# [Exercise]
All the data should be repeated exactly. Any image in it is left out.

# [Given information]
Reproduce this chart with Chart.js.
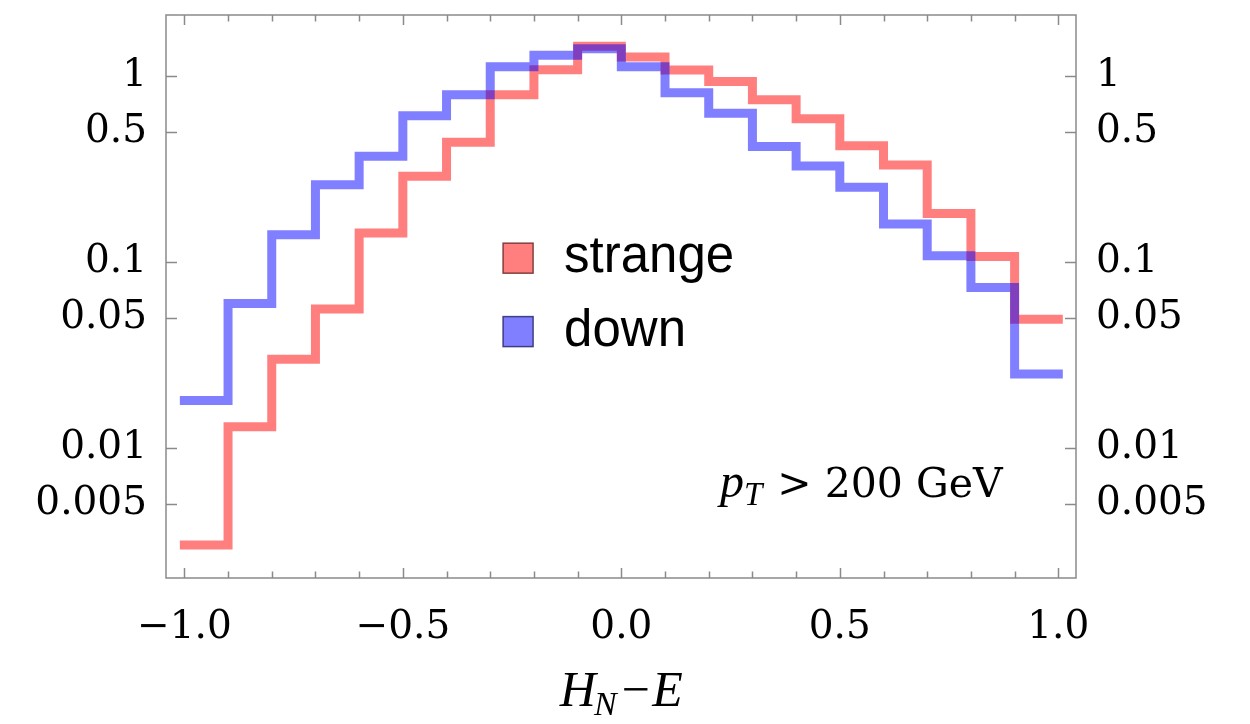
<!DOCTYPE html>
<html><head><meta charset="utf-8">
<script src="https://cdn.jsdelivr.net/npm/chart.js@4.4.1/dist/chart.umd.min.js"></script>
<style>html,body{margin:0;padding:0;background:#fff;}#wrap{width:1250px;height:724px;}</style>
</head><body><div id="wrap"><canvas id="c" width="1250" height="724"></canvas></div>
<script>
const binEdges = [-1.0,-0.9,-0.8,-0.7,-0.6,-0.5,-0.4,-0.3,-0.2,-0.1,0.0,0.1,0.2,0.3,0.4,0.5,0.6,0.7,0.8,0.9,1.0];
const strangeValues = [0.0030,0.0130,0.0300,0.0559,0.143,0.289,0.441,0.793,1.081,1.445,1.266,1.077,0.936,0.745,0.589,0.422,0.332,0.182,0.107,0.0492];
const downValues = [0.0180,0.0598,0.140,0.260,0.370,0.611,0.793,1.122,1.292,1.403,1.122,0.813,0.630,0.418,0.328,0.252,0.160,0.108,0.0729,0.0250];
const xTickValues = [-1.0,-0.5,0.0,0.5,1.0];
const xTickLabels = ['−1.0','−0.5','0.0','0.5','1.0'];
const yTickValues = [1,0.5,0.1,0.05,0.01,0.005];
const yTickLabels = ['1','0.5','0.1','0.05','0.01','0.005'];
const seriesLabels = ['strange','down'];

function stepPoints(values){
  const pts = values.map((v,i)=>({x:binEdges[i], y:v}));
  pts.push({x:binEdges[values.length], y:values[values.length-1]});
  return pts;
}

const fills = ['rgba(255,0,0,0.5)','rgba(0,0,255,0.5)'];
const legendEdges = ['rgba(120,50,50,0.9)','rgba(50,50,120,0.9)'];
const tickFont = {family:'DejaVu Serif', size:39};

function noPad(scale){ scale.paddingTop = 0; scale.paddingBottom = 0; scale.paddingLeft = 0; scale.paddingRight = 0; }

const decor = {
  id:'decor',
  afterDraw(chart){
    const ctx = chart.ctx, a = chart.chartArea;
    const xs = chart.scales.x, ys = chart.scales.y;
    ctx.save();
    ctx.strokeStyle = '#8a8a8a';
    ctx.lineWidth = 1.5;
    ctx.strokeRect(a.left, a.top, a.right-a.left, a.bottom-a.top);
    ctx.beginPath();
    binEdges.forEach(v=>{
      const px = Math.round(xs.getPixelForValue(v))+0.5;
      const len = xTickValues.includes(v) ? 10 : 6.5;
      ctx.moveTo(px, a.bottom); ctx.lineTo(px, a.bottom-len);
      ctx.moveTo(px, a.top); ctx.lineTo(px, a.top+len);
    });
    yTickValues.forEach(v=>{
      const py = Math.round(ys.getPixelForValue(v))+0.5;
      ctx.moveTo(a.left, py); ctx.lineTo(a.left+11, py);
      ctx.moveTo(a.right, py); ctx.lineTo(a.right-11, py);
    });
    ctx.stroke();

    // legend
    const lx = xs.getPixelForValue(-0.2706);
    const rows = [ys.getPixelForValue(0.1048), ys.getPixelForValue(0.0422)];
    seriesLabels.forEach((lab,i)=>{
      const cy = rows[i];
      ctx.fillStyle = '#fff';
      ctx.fillRect(lx, cy-15, 30, 30);
      ctx.fillStyle = fills[i];
      ctx.fillRect(lx, cy-15, 30, 30);
      ctx.strokeStyle = legendEdges[i];
      ctx.lineWidth = 1.5;
      ctx.strokeRect(lx, cy-15, 30, 30);
      ctx.fillStyle = '#000';
      ctx.font = '51px "Liberation Sans"';
      ctx.textBaseline = 'alphabetic';
      ctx.textAlign = 'left';
      ctx.fillText(lab, lx+61, cy+14);
    });

    // annotation p_T > 200 GeV
    const pFont = 'italic 48px "Liberation Serif"';
    const tFont = 'italic 33px "Liberation Serif"';
    const rFont = '41px "DejaVu Serif"';
    const rest = ' > 200 GeV';
    ctx.font = pFont; const wp = ctx.measureText('p').width;
    ctx.font = tFont; const wt = ctx.measureText('T').width;
    ctx.font = rFont; const wr = ctx.measureText(rest).width;
    const total = wp + wt + 2 + wr;
    const cx = xs.getPixelForValue(0.549);
    const by = ys.getPixelForValue(0.00542);
    let x0 = cx - total/2;
    ctx.fillStyle = '#000';
    ctx.font = pFont; ctx.fillText('p', x0, by); x0 += wp;
    ctx.font = tFont; ctx.fillText('T', x0, by+8); x0 += wt + 2;
    ctx.font = rFont; ctx.fillText(rest, x0, by);

    // x axis title H_N - E
    const hF = 'italic 50px "Liberation Serif"';
    const nF = 'italic 34px "Liberation Serif"';
    ctx.font = hF; const wH = ctx.measureText('H').width;
    ctx.font = nF; const wN = ctx.measureText('N').width;
    ctx.font = hF; const wE = ctx.measureText('−E').width;
    const tt = wH + wN + wE;
    let tx = xs.getPixelForValue(0) - tt/2;
    const ty = a.bottom + 128;
    ctx.font = hF; ctx.fillText('H', tx, ty); tx += wH;
    ctx.font = nF; ctx.fillText('N', tx-2, ty+9); tx += wN;
    ctx.font = hF; ctx.fillText('−E', tx, ty);
    ctx.restore();
  }
};

const yAxisCommon = {
  type:'logarithmic',
  min:0.001995, max:2.13,
  grid:{display:false},
  border:{display:false},
  afterBuildTicks(axis){ axis.ticks = yTickValues.map(v=>({value:v})); },
  ticks:{
    font:tickFont, color:'#000', autoSkip:false,
    callback:(v,i)=>{ const k = yTickValues.indexOf(v); return k>=0 ? yTickLabels[k] : ''; }
  }
};

new Chart(document.getElementById('c'), {
  type:'line',
  data:{
    datasets:[
      {label:seriesLabels[0], data:stepPoints(strangeValues), borderColor:fills[0], borderWidth:9,
       stepped:true, pointRadius:0, borderCapStyle:'square', borderJoinStyle:'miter', fill:false, order:1},
      {label:seriesLabels[1], data:stepPoints(downValues), borderColor:fills[1], borderWidth:9,
       stepped:true, pointRadius:0, borderCapStyle:'square', borderJoinStyle:'miter', fill:false, order:0}
    ]
  },
  options:{
    responsive:false, animation:false, devicePixelRatio:1,
    layout:{padding:{top:15,left:0,right:0,bottom:0}},
    plugins:{legend:{display:false}, tooltip:{enabled:false}},
    scales:{
      x:{
        type:'linear', min:-1.042, max:1.0405,
        grid:{display:false}, border:{display:false},
        afterBuildTicks(axis){ axis.ticks = xTickValues.map(v=>({value:v})); },
        afterFit(scale){ scale.height = 146; noPad(scale); },
        ticks:{font:tickFont, color:'#000', padding:18, maxRotation:0, autoSkip:false,
          callback:(v)=>{ const k = xTickValues.indexOf(v); return k>=0 ? xTickLabels[k] : ''; }}
      },
      y:Object.assign({}, yAxisCommon, {position:'left',
        afterFit(scale){ scale.width = 166; noPad(scale); },
        ticks:Object.assign({}, yAxisCommon.ticks, {padding:11})}),
      y2:Object.assign({}, yAxisCommon, {position:'right',
        afterFit(scale){ scale.width = 174; noPad(scale); },
        ticks:Object.assign({}, yAxisCommon.ticks, {padding:12})})
    }
  },
  plugins:[decor]
});
</script></body></html>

# [Result]
Reproduce this chart with Chart.js.
<!DOCTYPE html>
<html><head><meta charset="utf-8">
<script src="https://cdn.jsdelivr.net/npm/chart.js@4.4.1/dist/chart.umd.min.js"></script>
<style>html,body{margin:0;padding:0;background:#fff;}#wrap{width:1250px;height:724px;}</style>
</head><body><div id="wrap"><canvas id="c" width="1250" height="724"></canvas></div>
<script>
const binEdges = [-1.0,-0.9,-0.8,-0.7,-0.6,-0.5,-0.4,-0.3,-0.2,-0.1,0.0,0.1,0.2,0.3,0.4,0.5,0.6,0.7,0.8,0.9,1.0];
const strangeValues = [0.0030,0.0130,0.0300,0.0559,0.143,0.289,0.441,0.793,1.081,1.445,1.266,1.077,0.936,0.745,0.589,0.422,0.332,0.182,0.107,0.0492];
const downValues = [0.0180,0.0598,0.140,0.260,0.370,0.611,0.793,1.122,1.292,1.403,1.122,0.813,0.630,0.418,0.328,0.252,0.160,0.108,0.0729,0.0250];
const xTickValues = [-1.0,-0.5,0.0,0.5,1.0];
const xTickLabels = ['−1.0','−0.5','0.0','0.5','1.0'];
const yTickValues = [1,0.5,0.1,0.05,0.01,0.005];
const yTickLabels = ['1','0.5','0.1','0.05','0.01','0.005'];
const seriesLabels = ['strange','down'];

function stepPoints(values){
  const pts = values.map((v,i)=>({x:binEdges[i], y:v}));
  pts.push({x:binEdges[values.length], y:values[values.length-1]});
  return pts;
}

const fills = ['rgba(255,0,0,0.5)','rgba(0,0,255,0.5)'];
const legendEdges = ['rgba(120,50,50,0.9)','rgba(50,50,120,0.9)'];
const tickFont = {family:'DejaVu Serif', size:39};

function noPad(scale){ scale.paddingTop = 0; scale.paddingBottom = 0; scale.paddingLeft = 0; scale.paddingRight = 0; }

const decor = {
  id:'decor',
  afterDraw(chart){
    const ctx = chart.ctx, a = chart.chartArea;
    const xs = chart.scales.x, ys = chart.scales.y;
    ctx.save();
    ctx.strokeStyle = '#8a8a8a';
    ctx.lineWidth = 1.5;
    ctx.strokeRect(a.left, a.top, a.right-a.left, a.bottom-a.top);
    ctx.beginPath();
    binEdges.forEach(v=>{
      const px = Math.round(xs.getPixelForValue(v))+0.5;
      const len = xTickValues.includes(v) ? 10 : 6.5;
      ctx.moveTo(px, a.bottom); ctx.lineTo(px, a.bottom-len);
      ctx.moveTo(px, a.top); ctx.lineTo(px, a.top+len);
    });
    yTickValues.forEach(v=>{
      const py = Math.round(ys.getPixelForValue(v))+0.5;
      ctx.moveTo(a.left, py); ctx.lineTo(a.left+11, py);
      ctx.moveTo(a.right, py); ctx.lineTo(a.right-11, py);
    });
    ctx.stroke();

    // legend
    const lx = xs.getPixelForValue(-0.2706);
    const rows = [ys.getPixelForValue(0.1048), ys.getPixelForValue(0.0422)];
    seriesLabels.forEach((lab,i)=>{
      const cy = rows[i];
      ctx.fillStyle = '#fff';
      ctx.fillRect(lx, cy-15, 30, 30);
      ctx.fillStyle = fills[i];
      ctx.fillRect(lx, cy-15, 30, 30);
      ctx.strokeStyle = legendEdges[i];
      ctx.lineWidth = 1.5;
      ctx.strokeRect(lx, cy-15, 30, 30);
      ctx.fillStyle = '#000';
      ctx.font = '51px "Liberation Sans"';
      ctx.textBaseline = 'alphabetic';
      ctx.textAlign = 'left';
      ctx.fillText(lab, lx+61, cy+14);
    });

    // annotation p_T > 200 GeV
    const pFont = 'italic 48px "Liberation Serif"';
    const tFont = 'italic 33px "Liberation Serif"';
    const rFont = '41px "DejaVu Serif"';
    const rest = ' > 200 GeV';
    ctx.font = pFont; const wp = ctx.measureText('p').width;
    ctx.font = tFont; const wt = ctx.measureText('T').width;
    ctx.font = rFont; const wr = ctx.measureText(rest).width;
    const total = wp + wt + 2 + wr;
    const cx = xs.getPixelForValue(0.549);
    const by = ys.getPixelForValue(0.00542);
    let x0 = cx - total/2;
    ctx.fillStyle = '#000';
    ctx.font = pFont; ctx.fillText('p', x0, by); x0 += wp;
    ctx.font = tFont; ctx.fillText('T', x0, by+8); x0 += wt + 2;
    ctx.font = rFont; ctx.fillText(rest, x0, by);

    // x axis title H_N - E
    const hF = 'italic 50px "Liberation Serif"';
    const nF = 'italic 34px "Liberation Serif"';
    ctx.font = hF; const wH = ctx.measureText('H').width;
    ctx.font = nF; const wN = ctx.measureText('N').width;
    ctx.font = hF; const wE = ctx.measureText('−E').width;
    const tt = wH + wN + wE;
    let tx = xs.getPixelForValue(0) - tt/2;
    const ty = a.bottom + 128;
    ctx.font = hF; ctx.fillText('H', tx, ty); tx += wH;
    ctx.font = nF; ctx.fillText('N', tx-2, ty+9); tx += wN;
    ctx.font = hF; ctx.fillText('−E', tx, ty);
    ctx.restore();
  }
};

const yAxisCommon = {
  type:'logarithmic',
  min:0.001995, max:2.13,
  grid:{display:false},
  border:{display:false},
  afterBuildTicks(axis){ axis.ticks = yTickValues.map(v=>({value:v})); },
  ticks:{
    font:tickFont, color:'#000', autoSkip:false,
    callback:(v,i)=>{ const k = yTickValues.indexOf(v); return k>=0 ? yTickLabels[k] : ''; }
  }
};

new Chart(document.getElementById('c'), {
  type:'line',
  data:{
    datasets:[
      {label:seriesLabels[0], data:stepPoints(strangeValues), borderColor:fills[0], borderWidth:9,
       stepped:true, pointRadius:0, borderCapStyle:'square', borderJoinStyle:'miter', fill:false, order:1},
      {label:seriesLabels[1], data:stepPoints(downValues), borderColor:fills[1], borderWidth:9,
       stepped:true, pointRadius:0, borderCapStyle:'square', borderJoinStyle:'miter', fill:false, order:0}
    ]
  },
  options:{
    responsive:false, animation:false, devicePixelRatio:1,
    layout:{padding:{top:15,left:0,right:0,bottom:0}},
    plugins:{legend:{display:false}, tooltip:{enabled:false}},
    scales:{
      x:{
        type:'linear', min:-1.042, max:1.0405,
        grid:{display:false}, border:{display:false},
        afterBuildTicks(axis){ axis.ticks = xTickValues.map(v=>({value:v})); },
        afterFit(scale){ scale.height = 146; noPad(scale); },
        ticks:{font:tickFont, color:'#000', padding:18, maxRotation:0, autoSkip:false,
          callback:(v)=>{ const k = xTickValues.indexOf(v); return k>=0 ? xTickLabels[k] : ''; }}
      },
      y:Object.assign({}, yAxisCommon, {position:'left',
        afterFit(scale){ scale.width = 166; noPad(scale); },
        ticks:Object.assign({}, yAxisCommon.ticks, {padding:11})}),
      y2:Object.assign({}, yAxisCommon, {position:'right',
        afterFit(scale){ scale.width = 174; noPad(scale); },
        ticks:Object.assign({}, yAxisCommon.ticks, {padding:12})})
    }
  },
  plugins:[decor]
});
</script></body></html>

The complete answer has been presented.